Should Law Enforcement Tell the Public About New Surveillance Tech?

A recent investigation by The Center for Investigative Reporting and KQED revealed that in 2012, the Los Angeles County Sheriff’s Department piloted a wide-area surveillance program – except it didn’t tell the public.

The two-week program used high-powered surveillance cameras attached to a manned civilian aircraft, which flew over Compton for six hours a day. CIR reporter G.W. Schulz described it in his story as “Google Earth with a rewind button and the ability to play back the movement of cars and people as they scurry about the city.”

Although the experiment produced images that were ultimately too grainy to be useful for the department’s investigation of a theft, the secrecy of the operation has angered residents and civil libertarians.

Sgt. Doug Iketani, who supervised the project, acknowledged the department’s lack of public disclosure, telling CIR and KQED: “The system was kind of kept confidential from everybody in the public. A lot of people do have a problem with the eye in the sky, the Big Brother, so in order to mitigate any of those kinds of complaints, we basically kept it pretty hush-hush.”

But recently, when asked again why officials didn’t inform the public of the wide-area surveillance, sheriff’s department spokeswoman Nicole Nishida told the Los Angeles Times: “Citizens weren’t notified because cameras were already installed in Compton on the ground.”

Compton’s $2.7 million program for ground surveillance cameras, which is publicly known, will install about 75 cameras on major thoroughfares.

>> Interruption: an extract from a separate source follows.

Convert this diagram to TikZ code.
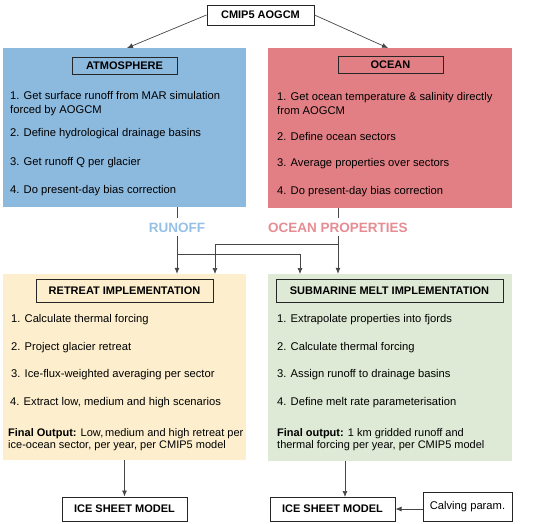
\documentclass[tikz,border=0pt]{standalone}
\usepackage{fontspec}
\setmainfont{Liberation Sans}
\usetikzlibrary{arrows.meta}
\definecolor{atmblue}{RGB}{140,185,222}
\definecolor{ocnred}{RGB}{225,127,133}
\definecolor{retyel}{RGB}{253,239,206}
\definecolor{subgrn}{RGB}{222,234,213}
\definecolor{runofftxt}{RGB}{150,192,230}
\definecolor{ocntxt}{RGB}{230,140,146}
\definecolor{linegray}{RGB}{70,70,70}
\begin{document}
\begin{tikzpicture}[x=1pt,y=-1pt,
  font=\fontsize{11.2}{14}\selectfont,
  panel/.style={draw=none, inner sep=0},
  titlebox/.style={draw=black!85, line width=1pt, inner sep=0,
    font=\fontsize{11}{13}\selectfont\bfseries},
  plainbox/.style={draw=black!85, line width=1pt, inner sep=0,
    font=\fontsize{11.2}{13}\selectfont},
  item/.style={anchor=west, inner sep=0, align=left},
  flowlabel/.style={font=\fontsize{13.5}{15}\selectfont\bfseries, inner sep=0,
    text height=10pt, text depth=0pt, outer sep=4pt},
  arr/.style={-{Latex[length=6pt,width=5pt]}, line width=0.7pt, draw=linegray},
  conn/.style={line width=0.7pt, draw=linegray}]
\useasboundingbox (0,0) rectangle (536,523);
% panels
\node[panel, fill=atmblue, minimum width=243pt, minimum height=159pt] (atm) at (124.5,127.5) {};
\node[panel, fill=ocnred, minimum width=244pt, minimum height=160pt] (ocn) at (390,128) {};
\node[panel, fill=retyel, minimum width=243pt, minimum height=186pt] (ret) at (124.5,367) {};
\node[panel, fill=subgrn, minimum width=244pt, minimum height=187pt] (sub) at (390,367.5) {};
% title boxes
\node[titlebox, minimum width=107pt, minimum height=20pt] (cmip) at (260.5,15) {CMIP5 AOGCM};
\node[titlebox, minimum width=105pt, minimum height=17pt] (atmt) at (124.5,65.5) {ATMOSPHERE};
\node[titlebox, minimum width=105pt, minimum height=17pt] (ocnt) at (390.5,64.5) {OCEAN};
\node[titlebox, minimum width=177pt, minimum height=23pt] (rett) at (124.5,290.5) {RETREAT IMPLEMENTATION};
\node[titlebox, minimum width=227pt, minimum height=23pt] (subt) at (389.5,290.5) {SUBMARINE MELT IMPLEMENTATION};
\node[titlebox, minimum width=125pt, minimum height=24pt] (ism1) at (124.5,509) {ICE SHEET MODEL};
\node[titlebox, minimum width=125pt, minimum height=24pt] (ism2) at (332.5,509) {ICE SHEET MODEL};
\node[plainbox, minimum width=89pt, minimum height=29pt] (calv) at (467.5,506.5) {Calving param.};
% atmosphere items
\node[item] (a1) at (10,104) {1. Get surface runoff from MAR simulation\\forced by AOGCM};
\node[item] (a2) at (10,134) {2. Define hydrological drainage basins};
\node[item] (a3) at (10,163) {3. Get runoff Q per glacier};
\node[item] (a4) at (10,191) {4. Do present-day bias correction};
% ocean items
\node[item] (o1) at (277,103) {1. Get ocean temperature \& salinity directly\\from AOGCM};
\node[item] (o2) at (277,136) {2. Define ocean sectors};
\node[item] (o3) at (277,164) {3. Average properties over sectors};
\node[item] (o4) at (277,192) {4. Do present-day bias correction};
% retreat items
\node[item] (r1) at (11,320) {1. Calculate thermal forcing};
\node[item] (r2) at (11,348) {2. Project glacier retreat};
\node[item] (r3) at (11,375) {3. Ice-flux-weighted averaging per sector};
\node[item] (r4) at (10,403) {4. Extract low, medium and high scenarios};
\node[item, font=\fontsize{11}{12.5}\selectfont] (r5) at (8,439.5) {\textbf{Final Output:} Low,\,medium and high retreat per\\ice-ocean sector, per year, per CMIP5 model};
% submarine items
\node[item] (s1) at (277,320) {1. Extrapolate properties into fjords};
\node[item] (s2) at (277,348) {2. Calculate thermal forcing};
\node[item] (s3) at (277,375) {3. Assign runoff to drainage basins};
\node[item] (s4) at (277,403) {4. Define melt rate parameterisation};
\node[item, font=\fontsize{11}{12.5}\selectfont] (s5) at (277,439.5) {\textbf{Final output:} 1 km gridded runoff and\\thermal forcing per year, per CMIP5 model};
% flow labels
\node[flowlabel, text=runofftxt] (runoff) at (177,227) {RUNOFF};
\node[flowlabel, text=ocntxt] (oprop) at (338,227) {OCEAN PROPERTIES};
% coordinates
\coordinate (atmin) at (127,48);
\coordinate (ocnin) at (388,48);
\coordinate (rj) at (177,254);
\coordinate (oj) at (338,244);
\coordinate (retin2) at (215,274);
\coordinate (subin1) at (300,274);
\coordinate (subout) at (345,461);
\coordinate (ism2in) at (345,497);
% connectors
\draw[arr] (cmip.west) -- (atmin);
\draw[arr] (cmip.east) -- (ocnin);
\draw[conn] (runoff.north |- atm.south) -- (runoff.north);
\draw[conn] (oprop.north |- ocn.south) -- (oprop.north);
\draw[arr] (runoff.south) -- (runoff.south |- ret.north);
\draw[arr] (oprop.south) -- (oprop.south |- sub.north);
\draw[arr] (rj) -| (subin1);
\draw[arr] (oj) -| (retin2);
\draw[arr] (ret.south) -- (ism1.north);
\draw[arr] (subout) -- (ism2in);
\draw[arr] (calv.west |- ism2.east) -- (ism2.east);
\end{tikzpicture}
\end{document}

CIR and KQED’s reporting and the sheriff’s department’s lack of transparency led to an editorial from the Times, saying: “Citizens in a democracy need to be aware of their choices in order to make educated decisions. The most egregious thing about the Compton surveillance test was not that it was done but that the department chose not to tell Compton’s elected officials or its residents about it ahead of time.”

For many, including Compton Mayor Aja Brown, the incremental creep of mass surveillance technologies requires an open comment period from the public. Brown, who has called for a “citizen privacy protection policy,” told the Times, “There is nothing worse than believing you are being observed by a third party unnecessarily. We want to assure the peace of mind of our citizens.”

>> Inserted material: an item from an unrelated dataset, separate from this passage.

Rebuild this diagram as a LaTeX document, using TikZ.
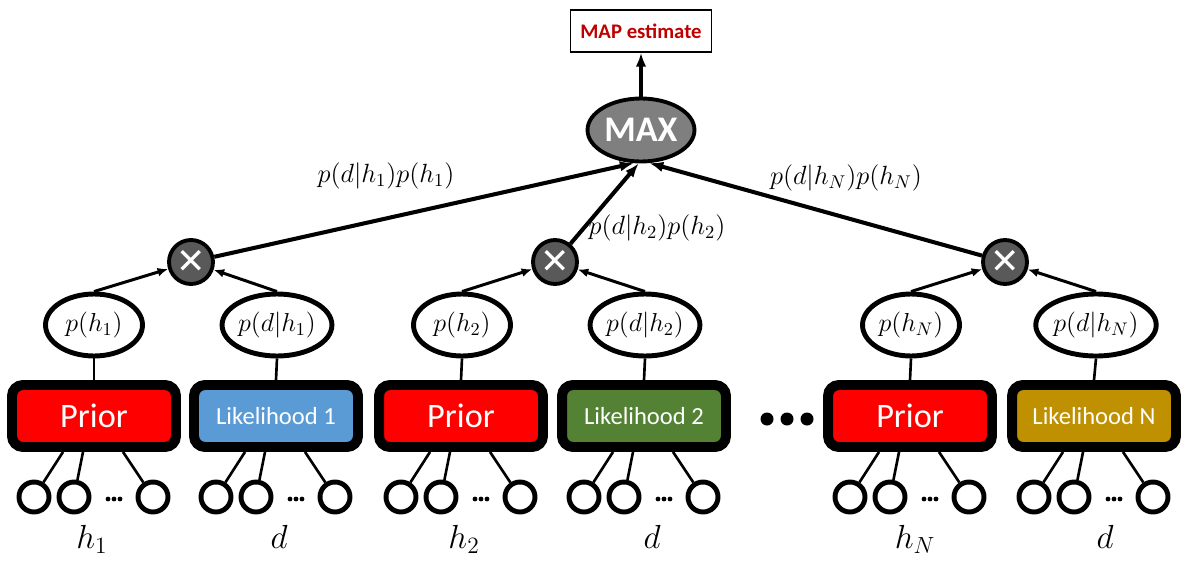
\RequirePackage{fix-cm}
\documentclass[tikz,border=0pt]{standalone}
\usepackage{fontspec}
\newfontfamily\carl{Carlito}
\newfontfamily\dejavu{DejaVu Sans}
\usetikzlibrary{arrows.meta,calc,shapes.geometric}
\definecolor{priorred}{RGB}{255,0,0}
\definecolor{likone}{RGB}{91,155,213}
\definecolor{liktwo}{RGB}{84,130,53}
\definecolor{likn}{RGB}{191,144,0}
\definecolor{mapred}{RGB}{192,0,0}
\definecolor{maxgray}{RGB}{127,127,127}
\definecolor{multgray}{RGB}{89,89,89}
\begin{document}
\begin{tikzpicture}[x=0.02cm,y=-0.02cm,
  box/.style={draw=black,line width=5.67pt,rounded corners=0.22cm,minimum width=3.28cm,minimum height=1.24cm,inner sep=0pt,text=white},
  priorbox/.style={box,fill=priorred,font=\carl\fontsize{19.5}{22}\selectfont},
  likbox/.style={box,font=\carl\fontsize{14}{16}\selectfont},
  prob/.style={ellipse,draw=black,line width=2.8pt,fill=white,minimum width=1.94cm,minimum height=1.24cm,inner sep=0pt,font=\fontsize{14.8}{17}\selectfont},
  mult/.style={circle,draw=black,line width=2.2pt,fill=multgray,minimum size=0.88cm,inner sep=0pt,text=white,font=\dejavu\bfseries\fontsize{20}{20}\selectfont},
  leaf/.style={circle,draw=black,line width=2.8pt,fill=white,minimum size=0.6cm,inner sep=0pt},
  conn/.style={line width=1.5pt},
  arr/.style={line width=1.7pt,-{Latex[length=6pt,width=5pt]}},
  bigarr/.style={line width=2.3pt,-{Latex[length=8pt,width=6pt]}},
  lbl/.style={font=\fontsize{15}{18}\selectfont},
  var/.style={font=\fontsize{19}{22}\selectfont,anchor=base}
]
\useasboundingbox (0,0) rectangle (1183,561);

% top
\node[draw=black,line width=0.7pt,fill=white,minimum width=2.82cm,minimum height=0.84cm,inner sep=0pt,text=mapred,font=\carl\bfseries\fontsize{11.8}{14}\selectfont] (map) at (641,31) {MAP estimate};
\node[ellipse,draw=black,line width=2.2pt,fill=maxgray,minimum width=2.14cm,minimum height=1.26cm,inner sep=0pt,text=white,font=\carl\bfseries\fontsize{20.5}{22}\selectfont] (max) at (641,130) {MAX};
\draw[bigarr] (max.north) -- (map.south);

% multiply nodes
\node[mult] (x1) at (191,262) {✕};
\node[mult] (x2) at (555,262) {✕};
\node[mult] (xN) at (1005,262) {✕};

% boxes
\node[priorbox] (p1) at (94,416) {Prior};
\node[likbox,fill=likone] (l1) at (276,416) {Likelihood 1};
\node[priorbox] (p2) at (461,416) {Prior};
\node[likbox,fill=liktwo] (l2) at (644,416) {Likelihood 2};
\node[priorbox] (pN) at (910,416) {Prior};
\node[likbox,fill=likn] (lN) at (1094,416) {Likelihood N};

% probability ellipses
\node[prob] (e1) at (94,325) {$p(h_1)$};
\node[prob] (f1) at (277,325) {$p(d|h_1)$};
\node[prob] (e2) at (462,325) {$p(h_2)$};
\node[prob] (f2) at (645,325) {$p(d|h_2)$};
\node[prob] (eN) at (911,325) {$p(h_N)$};
\node[prob] (fN) at (1096,325) {$p(d|h_N)$};

\foreach \e/\b in {e1/p1,f1/l1,e2/p2,f2/l2,eN/pN,fN/lN}{
  \draw[conn] (\e.south) -- (\b.north);
}
\foreach \e/\x in {e1/x1,f1/x1,e2/x2,f2/x2,eN/xN,fN/xN}{
  \draw[arr] (\e.north) -- (\x);
}
\draw[bigarr] (x1) -- (max.258);
\draw[bigarr] (x2) -- (max.266);
\draw[bigarr] (xN) -- (max.284);

\node[lbl] (t1) at (386,176) {$p(d|h_1)p(h_1)$};
\node[lbl] (t2) at (657,228) {$p(d|h_2)p(h_2)$};
\node[lbl] (tN) at (846,178) {$p(d|h_N)p(h_N)$};

% leaves
\foreach \b in {p1,l1,p2,l2,pN,lN}{
  \node[leaf] (\b a) at ($(\b)+(-60,81)$) {};
  \node[leaf] (\b b) at ($(\b)+(-20,81)$) {};
  \node[leaf] (\b c) at ($(\b)+(59,81)$) {};
  \draw[conn] ($(\b.south)+(-31,0)$) -- (\b a);
  \draw[conn] ($(\b.south)+(-11,0)$) -- (\b b);
  \draw[conn] ($(\b.south)+(29,0)$) -- (\b c);
  \foreach \d in {14,20,26}{
    \fill ($(\b)+(\d,83)$) circle[radius=2.4];
  }
}

% big dots
\foreach \d in {767,787,807}{
  \fill (\d,419) circle[radius=6.5];
}

% variable labels
\node[var] (v1) at (92,548) {$h_1$};
\node[var] (v2) at (279,548) {$d$};
\node[var] (v3) at (464,548) {$h_2$};
\node[var] (v4) at (652,548) {$d$};
\node[var] (v5) at (915,548) {$h_N$};
\node[var] (v6) at (1105,548) {$d$};
\end{tikzpicture}
\end{document}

Unlike individual searches and seizures, there isn’t much regulation on how police should inform the public of their use of mass surveillance tactics, according to Elizabeth Joh, a professor of criminal law and procedure at the University of California, Davis.

Joh said there’s “an understandable need from law enforcement’s side to keep these kinds of devices secret, because they don’t want that information to get into the wrong hands. Then that technology becomes less effective than it could have been.”

Compton wasn’t the first city to have surveillance planes fly overhead. Lancaster, California, launched a similar “eye in the sky” plane in August 2012, but had been considering it – and met with public resistance – as far back as 2009.

Oakland had proposed a Domain Awareness Center to streamline intelligence monitoring of gunshot detectors, Twitter feeds, surveillance cameras and license-plate data. But after months of opposition from residents and watchdog groups, the City Council recently voted to drastically scale back the original proposal.

There’s a critical question, Joh said, of what the police owes to a community, especially because many people minding their own business also are covered by this surveillance.

What do you think? Should law enforcement agencies inform communities before they use new policing technologies?